Helix offers another option for vehicles without factory amplifiers. The Helix PP50DSP processor will make a dramatic improvement in the sound of your Accord's factory system. It works like this: you buy the processor, along with a vehicle-specific cable and a plug-in powered sub. The cable plugs into your factory radio's plug, connecting the processor/amp to your factory speakers. Next, go to Helix's site, download your vehicle’s audio parameters onto a microSD card, then load that info into the amp/processor. The PP50DSP is now ready to use equalization and time alignment to make your factory speakers sound great. Add in the bass from the optional Helix sub, and you've got a total system upgrade with minimal work.

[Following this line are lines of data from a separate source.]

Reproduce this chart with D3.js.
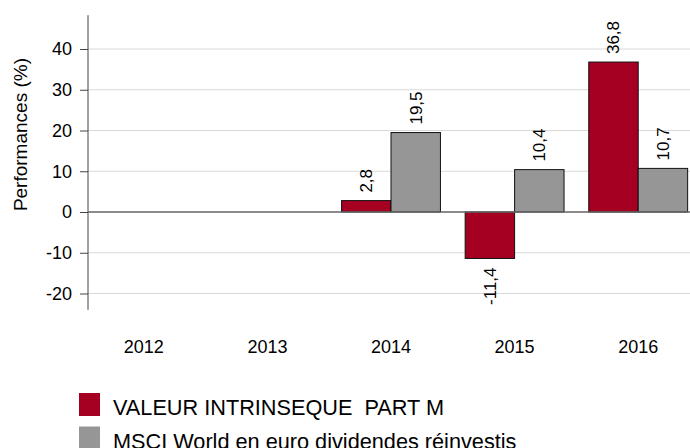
<!DOCTYPE html>
<html>
<head>
<meta charset="utf-8">
<script src="https://cdn.jsdelivr.net/npm/d3@7"></script>
<style>
    body { margin: 0; background: #fff; }
    text { font-family: "Liberation Sans", Arial, sans-serif; fill: #000; }
</style>
</head>
<body>
<div id="chart"></div>
<script>
// chart data
years = ["2012", "2013", "2014", "2015", "2016"];
fund = [null, null, 2.8, -11.4, 36.8];
index = [null, null, 19.5, 10.4, 10.7];
yTicks = [-20, -10, 0, 10, 20, 30, 40];
seriesNames = ["VALEUR INTRINSEQUE\u00a0 PART M", "MSCI World en euro dividendes réinvestis"];
seriesColors = ["#a50021", "#969696"];

let svg = d3.select('#chart')
    .append('svg')
    .attr('width', 690)
    .attr('height', 448);

let axisX = 88;

let x = d3.scaleBand()
    .domain(years)
    .range([82, 700]);

// two bars per year, side by side
let sub = d3.scaleBand()
    .domain([0, 1])
    .range([0, x.bandwidth()])
    .paddingOuter(0.25)
    .paddingInner(0);

let y = d3.scaleLinear()
    .domain([-20, 40])
    .range([293.5, 49]);

// gridlines
svg.append('g')
    .selectAll('line')
    .data(yTicks.filter(d => d !== 0))
    .enter().append('line')
    .attr('x1', axisX)
    .attr('x2', 690)
    .attr('y1', d => y(d))
    .attr('y2', d => y(d))
    .attr('stroke', '#d9d9d9')
    .attr('stroke-width', 1);

// y axis (plain hyphen for negatives, like the source)
let yAxis = d3.axisLeft(y).tickValues(yTicks).tickSize(8).tickPadding(8).tickFormat(d => String(d));
let ya = svg.append('g')
    .attr('transform', `translate(${axisX},0)`)
    .call(yAxis);
ya.select('.domain').remove();
ya.selectAll('.tick line').attr('stroke', '#444');
ya.selectAll('.tick text')
    .style('font-size', '18px')
    .style('font-family', '"Liberation Sans", Arial, sans-serif')
    .attr('fill', '#000');
svg.append('line')
    .attr('x1', axisX).attr('x2', axisX)
    .attr('y1', y(48.3)).attr('y2', y(-24))
    .attr('stroke', '#444').attr('stroke-width', 1);

svg.append('text')
    .attr('transform', `translate(27,${y(19)}) rotate(-90)`)
    .attr('text-anchor', 'middle')
    .style('font-size', '19px')
    .text('Performances (%)');

// bars
let rows = [];
years.forEach((yr, i) => {
    [fund[i], index[i]].forEach((v, s) => {
        if (v !== null) rows.push({ year: yr, s: s, v: v });
    });
});

svg.selectAll('.bar')
    .data(rows)
    .enter().append('rect')
    .attr('class', 'bar')
    .attr('x', d => x(d.year) + sub(d.s))
    .attr('width', sub.bandwidth())
    .attr('y', d => y(Math.max(0, d.v)))
    .attr('height', d => Math.abs(y(d.v) - y(0)))
    .attr('fill', d => seriesColors[d.s])
    .attr('stroke', '#111')
    .attr('stroke-width', 1);

// zero line
svg.append('line')
    .attr('x1', axisX).attr('x2', 690)
    .attr('y1', y(0)).attr('y2', y(0))
    .attr('stroke', '#666').attr('stroke-width', 1.5);

// value labels
svg.selectAll('.val')
    .data(rows)
    .enter().append('text')
    .attr('class', 'val')
    .attr('transform', d => {
        let cx = x(d.year) + sub(d.s) + sub.bandwidth() / 2 + 6;
        let cy = d.v >= 0 ? y(d.v) - 8 : y(d.v) + 9;
        return `translate(${cx},${cy}) rotate(-90)`;
    })
    .attr('text-anchor', d => d.v >= 0 ? 'start' : 'end')
    .style('font-size', '17px')
    .text(d => String(d.v).replace('.', ','));

// x labels
svg.selectAll('.xl')
    .data(years)
    .enter().append('text')
    .attr('class', 'xl')
    .attr('x', d => x(d) + x.bandwidth() / 2)
    .attr('y', 353)
    .attr('text-anchor', 'middle')
    .style('font-size', '18px')
    .text(d => d);

// legend
let leg = svg.selectAll('.leg')
    .data(seriesNames)
    .enter().append('g')
    .attr('class', 'leg')
    .attr('transform', (d, i) => `translate(79,${393 + i * 33.5})`);
leg.append('rect')
    .attr('width', 21).attr('height', 23)
    .attr('fill', (d, i) => seriesColors[i]);
leg.append('text')
    .attr('x', 34).attr('y', 22)
    .style('font-size', '21.7px')
    .text(d => d);
</script>
</body>
</html>
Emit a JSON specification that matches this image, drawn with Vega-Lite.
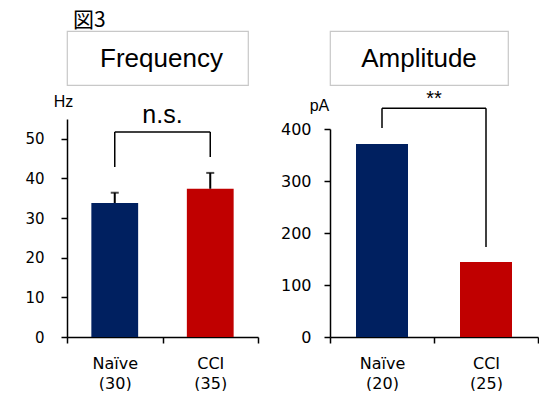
{
  "$schema": "https://vega.github.io/schema/vega-lite/v6.json",
  "background": "white",
  "padding": {"left": 24, "top": 10, "right": 0, "bottom": 0},
  "title": {"text": "図3", "anchor": "start", "frame": "group", "font": "Noto Sans CJK JP", "fontSize": 21, "fontWeight": "normal", "color": "#000", "baseline": "alphabetic", "offset": -18, "dx": 6},
  "spacing": 21,
  "hconcat": [
    {
      "bounds": "flush",
      "spacing": 34,
      "vconcat": [
        {
          "width": 181, "height": 54,
          "view": {"stroke": "#c8c8c8", "strokeWidth": 1.2, "fill": "white"},
          "data": {"values": [{"panel": "Frequency"}]},
          "mark": {"type": "text", "font": "Liberation Sans", "fontSize": 26, "dx": 4, "dy": 1, "color": "#000"},
          "encoding": {"text": {"field": "panel"}}
        },
        {
          "width": 191, "height": 218,
          "layer": [
            {
              "data": {"values": [
                {"label": "Naïve|(30)", "grp": "Naïve", "mean": 33.8, "err": 36.4},
                {"label": "CCI|(35)", "grp": "CCI", "mean": 37.4, "err": 41.4}
              ]},
              "layer": [
                {
                  "mark": {"type": "bar", "width": {"band": 0.49}},
                  "encoding": {
                    "x": {"field": "label", "type": "nominal", "sort": null,
                      "scale": {"paddingInner": 0, "paddingOuter": 0},
                      "axis": {"title": null, "labelAngle": 0, "labelExpr": "split(datum.label, '|')", "tickBand": "extent",
                        "labelFont": "DejaVu Sans", "labelFontSize": 16, "labelLineHeight": 20, "labelPadding": 12, "labelBaseline": "top",
                        "domainColor": "#000", "domainWidth": 1.5, "tickColor": "#000", "tickWidth": 1.5, "tickSize": 6, "labelColor": "#000"}},
                    "y": {"field": "mean", "type": "quantitative",
                      "scale": {"domain": [0, 55], "nice": false},
                      "axis": {"values": [0, 10, 20, 30, 40, 50], "grid": false, "title": "Hz", "titleAngle": 0, "titleX": -4, "titleY": -18,
                        "titleAlign": "center", "titleBaseline": "middle", "titleFont": "Liberation Sans", "titleFontSize": 16, "titleFontWeight": "normal", "titleColor": "#000",
                        "labelFont": "DejaVu Sans", "labelFontSize": 15, "labelPadding": 17, "labelColor": "#000",
                        "domainColor": "#000", "domainWidth": 1.5, "tickColor": "#000", "tickWidth": 1.5, "tickSize": 6}},
                    "color": {"field": "grp", "type": "nominal", "scale": {"domain": ["Naïve", "CCI"], "range": ["#002060", "#C00000"]}, "legend": null}
                  }
                },
                {
                  "mark": {"type": "rule", "color": "#000", "strokeWidth": 2},
                  "encoding": {
                    "x": {"field": "label", "type": "nominal", "sort": null},
                    "y": {"field": "mean", "type": "quantitative"},
                    "y2": {"field": "err"}
                  }
                },
                {
                  "mark": {"type": "tick", "color": "#000", "thickness": 2, "size": 8, "orient": "horizontal"},
                  "encoding": {
                    "x": {"field": "label", "type": "nominal", "sort": null},
                    "y": {"field": "err", "type": "quantitative"}
                  }
                }
              ]
            },
            {
              "data": {"values": [
                {"label": "Naïve|(30)", "lo": 42.9, "hi": 51.7},
                {"label": "CCI|(35)", "lo": 45.4, "hi": 51.7}
              ]},
              "mark": {"type": "rule", "color": "#000", "strokeWidth": 1.5},
              "encoding": {
                "x": {"field": "label", "type": "nominal", "sort": null},
                "y": {"field": "lo", "type": "quantitative"},
                "y2": {"field": "hi"}
              }
            },
            {
              "data": {"values": [
                {"from": "Naïve|(30)", "to": "CCI|(35)", "top": 51.7, "sig": "n.s."}
              ]},
              "layer": [
                {
                  "mark": {"type": "rule", "color": "#000", "strokeWidth": 1.5},
                  "encoding": {
                    "x": {"field": "from", "type": "nominal", "sort": null},
                    "x2": {"field": "to"},
                    "y": {"field": "top", "type": "quantitative"}
                  }
                },
                {
                  "mark": {"type": "text", "font": "Liberation Sans", "fontSize": 25, "baseline": "alphabetic", "dy": -9, "color": "#000"},
                  "encoding": {
                    "x": {"field": "from", "type": "nominal", "sort": null, "bandPosition": 1},
                    "y": {"field": "top", "type": "quantitative"},
                    "text": {"field": "sig"}
                  }
                }
              ]
            }
          ]
        }
      ]
    },
    {
      "bounds": "flush",
      "spacing": 44,
      "vconcat": [
        {
          "width": 178, "height": 54,
          "view": {"stroke": "#c8c8c8", "strokeWidth": 1.2, "fill": "white"},
          "data": {"values": [{"panel": "Amplitude"}]},
          "mark": {"type": "text", "font": "Liberation Sans", "fontSize": 26, "dy": 1, "color": "#000"},
          "encoding": {"text": {"field": "panel"}}
        },
        {
          "width": 208, "height": 208,
          "layer": [
            {
              "data": {"values": [
                {"label": "Naïve|(20)", "grp": "Naïve", "mean": 371},
                {"label": "CCI|(25)", "grp": "CCI", "mean": 144}
              ]},
              "mark": {"type": "bar", "width": {"band": 0.5}},
              "encoding": {
                "x": {"field": "label", "type": "nominal", "sort": null,
                  "scale": {"paddingInner": 0, "paddingOuter": 0},
                  "axis": {"title": null, "labelAngle": 0, "labelExpr": "split(datum.label, '|')", "tickBand": "extent",
                    "labelFont": "DejaVu Sans", "labelFontSize": 16, "labelLineHeight": 20, "labelPadding": 12, "labelBaseline": "top",
                    "domainColor": "#000", "domainWidth": 1.5, "tickColor": "#000", "tickWidth": 1.5, "tickSize": 6, "labelColor": "#000"}},
                "y": {"field": "mean", "type": "quantitative",
                  "scale": {"domain": [0, 400], "nice": false},
                  "axis": {"values": [0, 100, 200, 300, 400], "grid": false, "title": "pA", "titleAngle": 0, "titleX": -11, "titleY": -24,
                    "titleAlign": "center", "titleBaseline": "middle", "titleFont": "Liberation Sans", "titleFontSize": 16, "titleFontWeight": "normal", "titleColor": "#000",
                    "labelFont": "DejaVu Sans", "labelFontSize": 16, "labelPadding": 13, "labelColor": "#000",
                    "domainColor": "#000", "domainWidth": 1.5, "tickColor": "#000", "tickWidth": 1.5, "tickSize": 6}},
                "color": {"field": "grp", "type": "nominal", "scale": {"domain": ["Naïve", "CCI"], "range": ["#002060", "#C00000"]}, "legend": null}
              }
            },
            {
              "data": {"values": [
                {"label": "Naïve|(20)", "lo": 402, "hi": 440},
                {"label": "CCI|(25)", "lo": 173, "hi": 440}
              ]},
              "mark": {"type": "rule", "color": "#000", "strokeWidth": 1.5},
              "encoding": {
                "x": {"field": "label", "type": "nominal", "sort": null},
                "y": {"field": "lo", "type": "quantitative"},
                "y2": {"field": "hi"}
              }
            },
            {
              "data": {"values": [
                {"from": "Naïve|(20)", "to": "CCI|(25)", "top": 440, "sig": "**"}
              ]},
              "layer": [
                {
                  "mark": {"type": "rule", "color": "#000", "strokeWidth": 1.5},
                  "encoding": {
                    "x": {"field": "from", "type": "nominal", "sort": null},
                    "x2": {"field": "to"},
                    "y": {"field": "top", "type": "quantitative"}
                  }
                },
                {
                  "mark": {"type": "text", "font": "Liberation Sans", "fontSize": 20, "baseline": "alphabetic", "dy": -3, "color": "#000"},
                  "encoding": {
                    "x": {"field": "from", "type": "nominal", "sort": null, "bandPosition": 1},
                    "y": {"field": "top", "type": "quantitative"},
                    "text": {"field": "sig"}
                  }
                }
              ]
            }
          ]
        }
      ]
    }
  ],
  "config": {
    "view": {"stroke": null},
    "font": "DejaVu Sans"
  }
}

The steps to upgrading your Honda’s sound system
First, the speakers
Replacing the speakers brings immediate improvement to the sound. The easiest way is to replace the front door speakers with coaxial, full-range speakers. But your best choice is to replace your four front speakers with separate woofers and tweeters, as these component speakers will help you achieve superior presence and stereo soundstaging.
Add an amplifier and subwoofer
An aftermarket amp driving new speakers will really bring impact and excitement to the ride. If you're keeping your factory radio, pick an amp with speaker-level inputs so you can tap into the factory radio’s harness to get signal. You can also use a line output converter to prep the signal for an amp that just offers preamp inputs.
Replace the radio/changer
When it comes to serious playtime, you’ll want a receiver that can keep up with all the different media you’ll want to feed it, and give you more than the typical treble and bass controls. Many high-end receivers now come with time alignment and automatic EQ features that can bring breathtaking stereo imaging to your on-the-road listening.